Bertoli v. Commissioner [Dec. 50,198], 103 T.C. 501 (1994), dealt with a petitioner who had participated in previous litigation as a custodian for his brother's minor children and as the sole general partner of a limited partnership. In Bertoli, we held that the taxpayer was collaterally estopped in his individual capacity because his own interest in persuading the Court in the previous trial coincided with his interests as general partner and as custodian of his brother's minor children, who were limited partners in the partnership. Thus, the taxpayer in the second case was treated as having been a party in the first case. In the instant case, petitioner did not participate in Anthony's criminal tax litigation, nor has respondent alleged that petitioner's interest in the previous litigation was identical to Anthony's.
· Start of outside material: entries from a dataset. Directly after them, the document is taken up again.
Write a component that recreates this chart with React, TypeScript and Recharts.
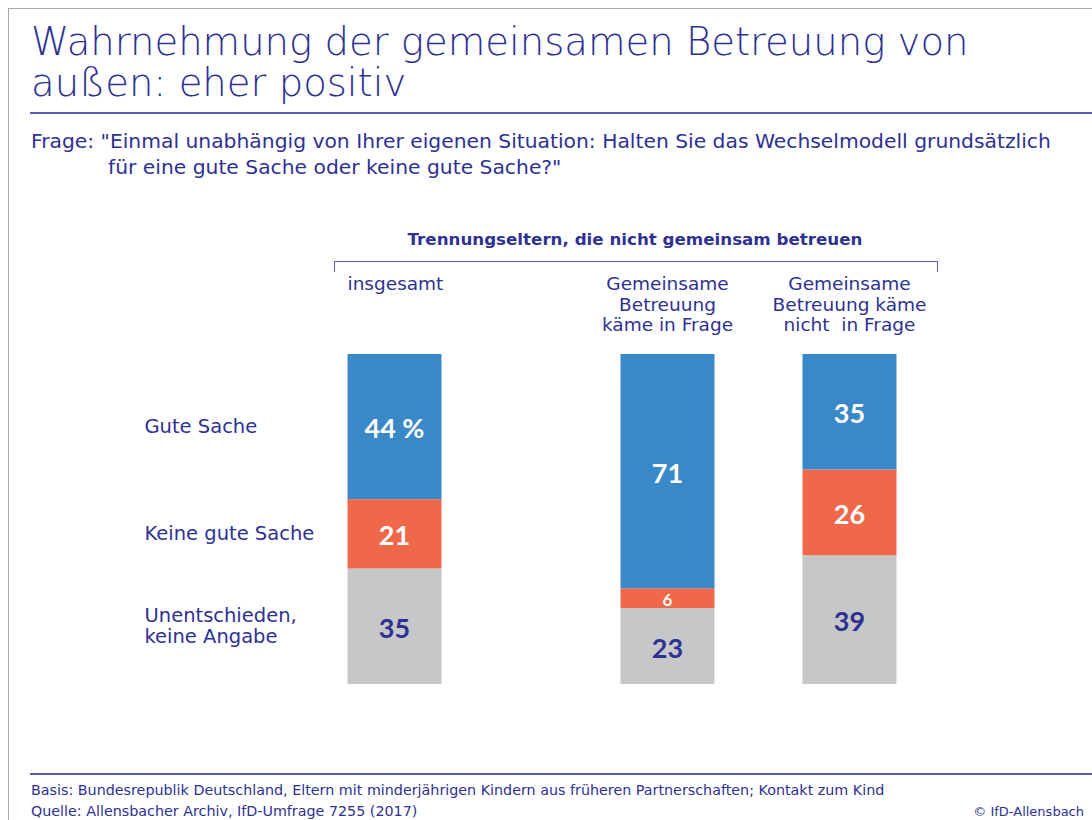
import { BarChart, Bar, XAxis, YAxis, LabelList } from 'recharts';

const BLUE = '#3A88C8';
const ORANGE = '#F0684A';
const GREY = '#C6C7C9';
const NAVY = '#2E3192';
const FONT = '"DejaVu Sans", sans-serif';
const NUM_FONT = 'Lato, "DejaVu Sans", sans-serif';

// category slots; empty ones only keep the gaps between the bars
const categories = ['insgesamt', '', '', 'Gemeinsame Betreuung käme in Frage', '', 'Gemeinsame Betreuung käme nicht  in Frage'];
const categoryLines = [['insgesamt'], [], [], ['Gemeinsame', 'Betreuung', 'käme in Frage'], [], ['Gemeinsame', 'Betreuung käme', 'nicht  in Frage']];
const guteSache = [44, null, null, 71, null, 35];
const keineGuteSache = [21, null, null, 6, null, 26];
const unentschieden = [35, null, null, 23, null, 39];
const rowLabels = {
  gute: ['Gute Sache'],
  keine: ['Keine gute Sache'],
  unent: ['Unentschieden,', 'keine Angabe'],
};

const data = categories.map((name, i) => ({
  name,
  gute: guteSache[i],
  keine: keineGuteSache[i],
  unent: unentschieden[i],
}));

// bars are a little wider than the category band
const WideBar = (props: any) => {
  const { x, y, width, height, fill } = props;
  if (!height) return null;
  const cx = x + width / 2;
  return <rect x={cx - 47} y={y} width={94} height={height} fill={fill} />;
};

function valueLabel(key: 'gute' | 'keine' | 'unent', color: string) {
  return (props: any) => {
    const { x, y, width, height, value, index } = props;
    if (value == null) return null;
    const cx = x + width / 2;
    const small = height < 30;
    const txt = key === 'gute' && index === 0 ? `${value} %` : `${value}`;
    const lines = rowLabels[key];
    return (
      <g>
        <text
          x={cx}
          y={y + height / 2 + 1}
          textAnchor="middle"
          dominantBaseline="central"
          fill={color}
          fontFamily={NUM_FONT}
          fontWeight="bold"
          fontSize={small ? 17 : 27}
        >
          {txt}
        </text>
        {index === 0 && (
          <text x={cx - 250} y={y + height / 2 - (lines.length - 1) * 10.5} fill={NAVY} fontFamily={FONT} fontSize={19.5}>
            {lines.map((l, j) => (
              <tspan key={j} x={cx - 250} dy={j === 0 ? 0 : 21} dominantBaseline="central">
                {l}
              </tspan>
            ))}
          </text>
        )}
      </g>
    );
  };
}

function CategoryTick(props: any) {
  const { x, y, index } = props;
  const lines = categoryLines[index] || [];
  if (!lines.length) return null;
  const first = index === 0;
  const tx = first ? x - 47 : x;
  return (
    <text
      x={tx}
      y={y - 56}
      textAnchor={first ? 'start' : 'middle'}
      fill={NAVY}
      fontFamily={FONT}
      fontSize={18.5}
      style={{ whiteSpace: 'pre' }}
    >
      {lines.map((l, j) => (
        <tspan key={j} x={tx} dy={j === 0 ? 0 : 20.5}>
          {l}
        </tspan>
      ))}
    </text>
  );
}

export default function App() {
  return (
    <div style={{ position: 'absolute', left: 0, top: 0, width: 1092, height: 820, background: '#fff', fontFamily: FONT, color: NAVY }}>
      <div style={{ position: 'absolute', left: 8, top: 8, right: 0, height: 1, background: '#A8A8A8' }} />
      <div style={{ position: 'absolute', left: 8, top: 8, width: 1, bottom: 0, background: '#A8A8A8' }} />

      <div style={{ position: 'absolute', left: 31, top: 23, fontSize: 38.6, lineHeight: '38px', fontWeight: 200, whiteSpace: 'nowrap' }}>
        Wahrnehmung der gemeinsamen Betreuung von
      </div>
      <div style={{ position: 'absolute', left: 31, top: 64, fontSize: 38.6, lineHeight: '38px', fontWeight: 200, whiteSpace: 'nowrap' }}>
        außen: eher positiv
      </div>
      <div style={{ position: 'absolute', left: 30, top: 112, right: 0, height: 1.5, background: '#5A5AB0' }} />

      <div style={{ position: 'absolute', left: 31, top: 128, fontSize: 20.3, lineHeight: '26px', whiteSpace: 'nowrap' }}>
        Frage: "Einmal unabhängig von Ihrer eigenen Situation: Halten Sie das Wechselmodell grundsätzlich
        <div style={{ paddingLeft: 77 }}>für eine gute Sache oder keine gute Sache?"</div>
      </div>

      <div style={{ position: 'absolute', left: 334, width: 602, top: 229, textAlign: 'center', fontSize: 16.7, fontWeight: 'bold' }}>
        Trennungseltern, die nicht gemeinsam betreuen
      </div>
      <div style={{ position: 'absolute', left: 334, width: 602, top: 261, height: 10, borderTop: '1px solid #5A5AB0', borderLeft: '1px solid #5A5AB0', borderRight: '1px solid #5A5AB0' }} />

      <div style={{ position: 'absolute', left: 0, top: 0 }}>
        <BarChart width={1092} height={820} data={data} margin={{ top: 324, bottom: 136, left: 349, right: 197 }} barCategoryGap={0}>
          <XAxis dataKey="name" orientation="top" height={30} axisLine={false} tickLine={false} tick={<CategoryTick />} interval={0} />
          <YAxis hide domain={[0, 100]} />
          <Bar dataKey="unent" stackId="a" fill={GREY} shape={<WideBar />} isAnimationActive={false}>
            <LabelList dataKey="unent" content={valueLabel('unent', NAVY)} />
          </Bar>
          <Bar dataKey="keine" stackId="a" fill={ORANGE} shape={<WideBar />} isAnimationActive={false}>
            <LabelList dataKey="keine" content={valueLabel('keine', '#fff')} />
          </Bar>
          <Bar dataKey="gute" stackId="a" fill={BLUE} shape={<WideBar />} isAnimationActive={false}>
            <LabelList dataKey="gute" content={valueLabel('gute', '#fff')} />
          </Bar>
        </BarChart>
      </div>

      <div style={{ position: 'absolute', left: 30, top: 773, right: 0, height: 1.5, background: '#5A5AB0' }} />
      <div style={{ position: 'absolute', left: 31, top: 780, fontSize: 14.3, lineHeight: '21px', whiteSpace: 'nowrap' }}>
        Basis: Bundesrepublik Deutschland, Eltern mit minderjährigen Kindern aus früheren Partnerschaften; Kontakt zum Kind
        <br />
        Quelle: Allensbacher Archiv, IfD-Umfrage 7255 (2017)
      </div>
      <div style={{ position: 'absolute', right: 8, top: 801, fontSize: 13, lineHeight: '21px' }}>© IfD-Allensbach</div>
    </div>
  );
}
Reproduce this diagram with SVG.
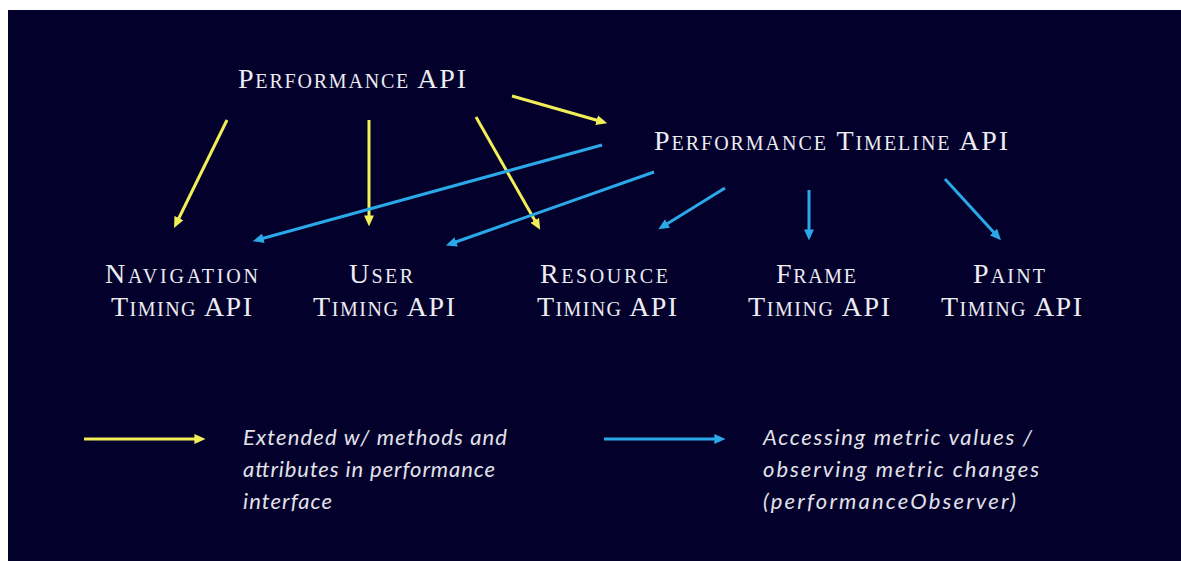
<svg xmlns="http://www.w3.org/2000/svg" width="1181" height="561" viewBox="0 0 1181 561">
  <style>
    .node { font-family: "Liberation Serif", "DejaVu Serif", serif; font-variant: small-caps; font-size: 28px; fill: #ececf2; text-anchor: middle; }
    .legend { font-family: Lato, "Liberation Sans", sans-serif; font-style: italic; font-size: 22px; fill: #e2e2ea; }
    .y { stroke: #f2ee58; stroke-width: 3; fill: none; marker-end: url(#ay); }
    .b { stroke: #2ba8e8; stroke-width: 3; fill: none; marker-end: url(#ab); }
  </style>
  <defs>
    <marker id="ay" markerUnits="userSpaceOnUse" markerWidth="11" markerHeight="11" viewBox="0 0 10 10" refX="6" refY="5" orient="auto">
      <path d="M0,0.5 L10,5 L0,9.5 z" fill="#f2ee58"/>
    </marker>
    <marker id="ab" markerUnits="userSpaceOnUse" markerWidth="11" markerHeight="11" viewBox="0 0 10 10" refX="6" refY="5" orient="auto">
      <path d="M0,0.5 L10,5 L0,9.5 z" fill="#2ba8e8"/>
    </marker>
  </defs>
  <rect x="0" y="0" width="1181" height="561" fill="#ffffff"/>
  <rect x="8" y="10" width="1173" height="551" fill="#03012c"/>

  <g id="performance-api">
    <text class="node" x="352" y="88" textLength="228" lengthAdjust="spacing">Performance API</text>
  </g>
  <g id="performance-timeline-api">
    <text class="node" x="831" y="150" textLength="354" lengthAdjust="spacing">Performance Timeline API</text>
  </g>
  <g id="navigation-timing-api">
    <text class="node" x="181.5" y="283" textLength="153" lengthAdjust="spacing">Navigation</text>
    <text class="node" x="181.5" y="316" textLength="141" lengthAdjust="spacing">Timing API</text>
  </g>
  <g id="user-timing-api">
    <text class="node" x="381" y="283" textLength="64" lengthAdjust="spacing">User</text>
    <text class="node" x="384" y="316" textLength="142" lengthAdjust="spacing">Timing API</text>
  </g>
  <g id="resource-timing-api">
    <text class="node" x="604" y="283" textLength="128" lengthAdjust="spacing">Resource</text>
    <text class="node" x="607" y="316" textLength="140" lengthAdjust="spacing">Timing API</text>
  </g>
  <g id="frame-timing-api">
    <text class="node" x="816" y="283" textLength="80" lengthAdjust="spacing">Frame</text>
    <text class="node" x="819" y="316" textLength="142" lengthAdjust="spacing">Timing API</text>
  </g>
  <g id="paint-timing-api">
    <text class="node" x="1009" y="283" textLength="72" lengthAdjust="spacing">Paint</text>
    <text class="node" x="1011.5" y="316" textLength="141" lengthAdjust="spacing">Timing API</text>
  </g>

  <g id="connectors">
    <line class="y" x1="227" y1="120" x2="176" y2="224"/>
    <line class="y" x1="369" y1="120" x2="369" y2="222"/>
    <line class="y" x1="476" y1="117" x2="538" y2="226"/>
    <line class="y" x1="512" y1="96" x2="603" y2="122"/>
    <line class="b" x1="602" y1="145" x2="257" y2="240"/>
    <line class="b" x1="654" y1="172" x2="450" y2="244"/>
    <line class="b" x1="725" y1="188" x2="662" y2="227"/>
    <line class="b" x1="809" y1="190" x2="809" y2="236"/>
    <line class="b" x1="945" y1="179" x2="998" y2="237"/>
  </g>

  <g id="legend-extended">
    <line class="y" x1="84" y1="439" x2="201" y2="439"/>
    <text class="legend" x="243" y="445" textLength="264" lengthAdjust="spacing">Extended w/ methods and</text>
    <text class="legend" x="243" y="477" textLength="252" lengthAdjust="spacing">attributes in performance</text>
    <text class="legend" x="243" y="509" textLength="89" lengthAdjust="spacing">interface</text>
  </g>
  <g id="legend-accessing">
    <line class="b" x1="604" y1="439" x2="721" y2="439"/>
    <text class="legend" x="763" y="445" textLength="269" lengthAdjust="spacing">Accessing metric values /</text>
    <text class="legend" x="763" y="477" textLength="276" lengthAdjust="spacing">observing metric changes</text>
    <text class="legend" x="763" y="509" textLength="253" lengthAdjust="spacing">(performanceObserver)</text>
  </g>
</svg>
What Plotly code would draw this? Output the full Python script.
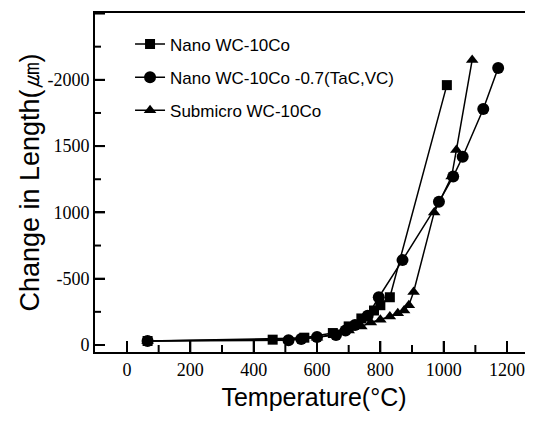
import plotly.graph_objects as go

# Nano WC-10Co (squares)
sq_x = [65, 460, 560, 650, 700, 740, 780, 800, 830, 1010]
sq_y = [30, 40, 55, 90, 140, 200, 260, 300, 360, 1960]

# Nano WC-10Co -0.7(TaC,VC) (circles)
ci_x = [65, 510, 550, 600, 660, 690, 720, 760, 795, 870, 985, 1030, 1060, 1125, 1172]
ci_y = [30, 35, 45, 60, 75, 110, 150, 220, 360, 640, 1080, 1270, 1420, 1780, 2090]

# Submicro WC-10Co (triangles)
tr_x = [65, 600, 700, 740, 770, 800, 830, 855, 875, 890, 905, 970, 1025, 1040, 1090]
tr_y = [30, 55, 110, 140, 170, 190, 215, 240, 260, 300, 400, 1000, 1270, 1470, 2150]

names = ["Nano WC-10Co", "Nano WC-10Co -0.7(TaC,VC)", "Submicro WC-10Co"]

x_ticks = [0, 200, 400, 600, 800, 1000, 1200]
x_minor = [100, 300, 500, 700, 900, 1100]
y_ticks = [0, 500, 1000, 1500, 2000, 2500]
y_minor = [250, 750, 1250, 1750, 2250]
y_ticktext = ["0", "-500", "1000", "1500", "-2000", "-2500"]

x_range = [-101, 1282]
y_range = [-53, 2504]

W, H = 525, 412
ML, MR, MT, MB = 87, 0, 5, 68
PW, PH = W - ML - MR, H - MT - MB

fig = go.Figure()
series = [(sq_x, sq_y, "square", 10), (ci_x, ci_y, "circle", 12), (tr_x, tr_y, "triangle-up", 11)]
for i, (xs, ys, sym, sz) in enumerate(series):
    fig.add_trace(go.Scatter(
        x=xs, y=ys, mode="lines+markers", name=names[i], legendgroup=str(i),
        line=dict(color="black", width=1.5),
        marker=dict(symbol=sym, size=sz, color="black"),
    ))

# inside tick marks as shapes (data position along the axis, domain fraction for length)
shapes = []
for v, ln in [(v, 11) for v in x_ticks] + [(v, 7) for v in x_minor]:
    shapes.append(dict(type="line", xref="x", x0=v, x1=v, yref="y domain", y0=0, y1=ln / PH,
                       line=dict(color="black", width=2), layer="above"))
for v, ln in [(v, 10) for v in y_ticks] + [(v, 6) for v in y_minor]:
    shapes.append(dict(type="line", yref="y", y0=v, y1=v, xref="x domain", x0=0, x1=ln / PW,
                       line=dict(color="black", width=2), layer="above"))

fig.update_layout(
    width=W, height=H,
    margin=dict(l=ML, r=MR, t=MT, b=MB),
    paper_bgcolor="white", plot_bgcolor="white",
    showlegend=True,
    shapes=shapes,
    legend=dict(x=0.08, y=0.96, xanchor="left", yanchor="top",
                font=dict(family="Liberation Sans, Arial", size=17, color="black"),
                tracegroupgap=8, bgcolor="rgba(0,0,0,0)", itemwidth=30),
    font=dict(family="Liberation Serif", color="black"),
)
fig.update_xaxes(
    range=x_range, showline=True, linecolor="black", linewidth=2, mirror=True,
    showgrid=False, zeroline=False,
    tickvals=x_ticks, ticks="inside", ticklen=11, tickwidth=2, tickcolor="black",
    tickfont=dict(family="Liberation Serif", size=18, color="black"),
    title=dict(text="Temperature(°C)", font=dict(family="Liberation Sans, Arial", size=25, color="black"), standoff=10),
)
fig.update_yaxes(
    range=y_range, showline=True, linecolor="black", linewidth=2, mirror=False,
    showgrid=False, zeroline=False,
    tickvals=y_ticks, ticktext=y_ticktext, ticks="inside", ticklen=10, tickwidth=2, tickcolor="black",
    tickfont=dict(family="Liberation Serif", size=18, color="black"),
    title=dict(text="Change in Length(㎛)", font=dict(family="Liberation Sans, Arial", size=27, color="black"), standoff=0),
)
fig.write_html("out.html")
The controlling case law clearly holds that a corporation is not collaterally estopped by a prior adjudication involving a shareholder in these circumstances. The corporation is entitled to be heard on the question of whether any part of its underpayment was due to fraud. It is clear that, as a matter of law, respondent is not entitled to rely on the doctrine of collateral estoppel to prove that petitioner (1) understated its income for 1990 and (2) such understatement was due to negligence.
We conclude that respondent has not shown that there is no genuine issue as to any material fact with respect to petitioner. We hold that respondent's motion for partial summary judgment is denied.
An appropriate order denying respondent's motion for summary judgment will be issued.